# STATED PROBLEM:
Return the material word for word. Do not include the pictures.

— start —

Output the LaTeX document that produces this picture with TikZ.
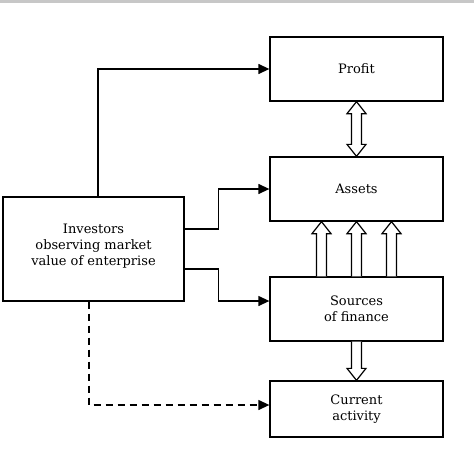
\documentclass[tikz,border=0pt]{standalone}
\usepackage{fontspec}
\setmainfont{DejaVu Serif}
\usetikzlibrary{arrows.meta,calc}
\tikzset{
  box/.style={draw, line width=1.3pt, fill=white, align=center, font=\fontsize{13}{16}\selectfont, inner sep=0pt},
  conn/.style={line width=1.3pt, -{Triangle[length=11pt,width=10pt]}},
  dashconn/.style={conn, dash pattern=on 7pt off 5pt},
  hollow/.style={draw, line width=1.2pt, fill=white, line join=miter}
}
\newcommand\hollowup[3]{% #1 tail anchor, #2 tip anchor, #3 dx
  \draw[hollow] ($(#1)+(#3-5,0)$) -- ($(#2)+(#3-5,12)$) -- ($(#2)+(#3-9.5,12)$) -- ($(#2)+(#3,0)$)
     -- ($(#2)+(#3+9.5,12)$) -- ($(#2)+(#3+5,12)$) -- ($(#1)+(#3+5,0)$);}
\newcommand\hollowdown[3]{% #1 tail anchor, #2 tip anchor, #3 dx
  \draw[hollow] ($(#1)+(#3-5,0)$) -- ($(#2)+(#3-5,-12)$) -- ($(#2)+(#3-9.5,-12)$) -- ($(#2)+(#3,0)$)
     -- ($(#2)+(#3+9.5,-12)$) -- ($(#2)+(#3+5,-12)$) -- ($(#1)+(#3+5,0)$);}
\begin{document}
\begin{tikzpicture}[x=1pt,y=-1pt]
\useasboundingbox (0,0) rectangle (474,474);
\fill[white] (0,0) rectangle (474,474);
\fill[black!22] (0,0) rectangle (474,2.5);
\node[box, minimum width=173pt, minimum height=64pt] (P) at (356.5,69) {Profit};
\node[box, minimum width=173pt, minimum height=64pt] (A) at (356.5,189) {Assets};
\node[box, minimum width=173pt, minimum height=64pt] (S) at (356.5,309) {Sources\\of finance};
\node[box, minimum width=173pt, minimum height=56pt] (C) at (356.5,409) {Current\\activity};
\node[box, minimum width=181pt, minimum height=104pt, text depth=0pt] (I) at (93.5,249) {Investors\\observing market\\value of enterprise\vphantom{g}\\[-8pt]};
% double arrow Profit <-> Assets
\draw[hollow] ($(P.south)+(0,0)$) -- ($(P.south)+(9.5,12)$) -- ($(P.south)+(5,12)$) -- ($(A.north)+(5,-12)$)
  -- ($(A.north)+(9.5,-12)$) -- (A.north) -- ($(A.north)+(-9.5,-12)$) -- ($(A.north)+(-5,-12)$)
  -- ($(P.south)+(-5,12)$) -- ($(P.south)+(-9.5,12)$) -- cycle;
\hollowup{S.north}{A.south}{-35}
\hollowup{S.north}{A.south}{0}
\hollowup{S.north}{A.south}{35}
\hollowdown{S.south}{C.north}{0}
% connectors
\draw[conn] ($(I.north)+(4.5,0)$) |- (P.west);
\draw[conn] ($(I.east)+(0,-20)$) -- ++(34,0) |- (A.west);
\draw[conn] ($(I.east)+(0,20)$) -- ++(34,0) |- ($(S.west)+(0,-8)$);
\draw[dashconn] ($(I.south)+(-4.5,0)$) |- ($(C.west)+(0,-4)$);
\end{tikzpicture}
\end{document}
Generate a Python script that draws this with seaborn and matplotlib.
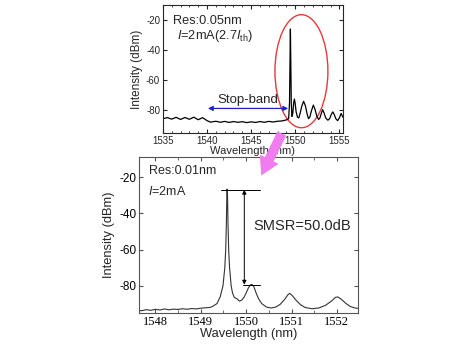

— end —

# RESULT BELOW:
Output the LaTeX document that produces this picture with TikZ.
\documentclass[tikz,border=0pt]{standalone}
\usepackage{fontspec}
\setmainfont{DejaVu Serif}
\usetikzlibrary{arrows.meta,calc}
\tikzset{
  box/.style={draw, line width=1.3pt, fill=white, align=center, font=\fontsize{13}{16}\selectfont, inner sep=0pt},
  conn/.style={line width=1.3pt, -{Triangle[length=11pt,width=10pt]}},
  dashconn/.style={conn, dash pattern=on 7pt off 5pt},
  hollow/.style={draw, line width=1.2pt, fill=white, line join=miter}
}
\newcommand\hollowup[3]{% #1 tail anchor, #2 tip anchor, #3 dx
  \draw[hollow] ($(#1)+(#3-5,0)$) -- ($(#2)+(#3-5,12)$) -- ($(#2)+(#3-9.5,12)$) -- ($(#2)+(#3,0)$)
     -- ($(#2)+(#3+9.5,12)$) -- ($(#2)+(#3+5,12)$) -- ($(#1)+(#3+5,0)$);}
\newcommand\hollowdown[3]{% #1 tail anchor, #2 tip anchor, #3 dx
  \draw[hollow] ($(#1)+(#3-5,0)$) -- ($(#2)+(#3-5,-12)$) -- ($(#2)+(#3-9.5,-12)$) -- ($(#2)+(#3,0)$)
     -- ($(#2)+(#3+9.5,-12)$) -- ($(#2)+(#3+5,-12)$) -- ($(#1)+(#3+5,0)$);}
\begin{document}
\begin{tikzpicture}[x=1pt,y=-1pt]
\useasboundingbox (0,0) rectangle (474,474);
\fill[white] (0,0) rectangle (474,474);
\fill[black!22] (0,0) rectangle (474,2.5);
\node[box, minimum width=173pt, minimum height=64pt] (P) at (356.5,69) {Profit};
\node[box, minimum width=173pt, minimum height=64pt] (A) at (356.5,189) {Assets};
\node[box, minimum width=173pt, minimum height=64pt] (S) at (356.5,309) {Sources\\of finance};
\node[box, minimum width=173pt, minimum height=56pt] (C) at (356.5,409) {Current\\activity};
\node[box, minimum width=181pt, minimum height=104pt, text depth=0pt] (I) at (93.5,249) {Investors\\observing market\\value of enterprise\vphantom{g}\\[-8pt]};
% double arrow Profit <-> Assets
\draw[hollow] ($(P.south)+(0,0)$) -- ($(P.south)+(9.5,12)$) -- ($(P.south)+(5,12)$) -- ($(A.north)+(5,-12)$)
  -- ($(A.north)+(9.5,-12)$) -- (A.north) -- ($(A.north)+(-9.5,-12)$) -- ($(A.north)+(-5,-12)$)
  -- ($(P.south)+(-5,12)$) -- ($(P.south)+(-9.5,12)$) -- cycle;
\hollowup{S.north}{A.south}{-35}
\hollowup{S.north}{A.south}{0}
\hollowup{S.north}{A.south}{35}
\hollowdown{S.south}{C.north}{0}
% connectors
\draw[conn] ($(I.north)+(4.5,0)$) |- (P.west);
\draw[conn] ($(I.east)+(0,-20)$) -- ++(34,0) |- (A.west);
\draw[conn] ($(I.east)+(0,20)$) -- ++(34,0) |- ($(S.west)+(0,-8)$);
\draw[dashconn] ($(I.south)+(-4.5,0)$) |- ($(C.west)+(0,-4)$);
\end{tikzpicture}
\end{document}
Generate a Python script that draws this with seaborn and matplotlib.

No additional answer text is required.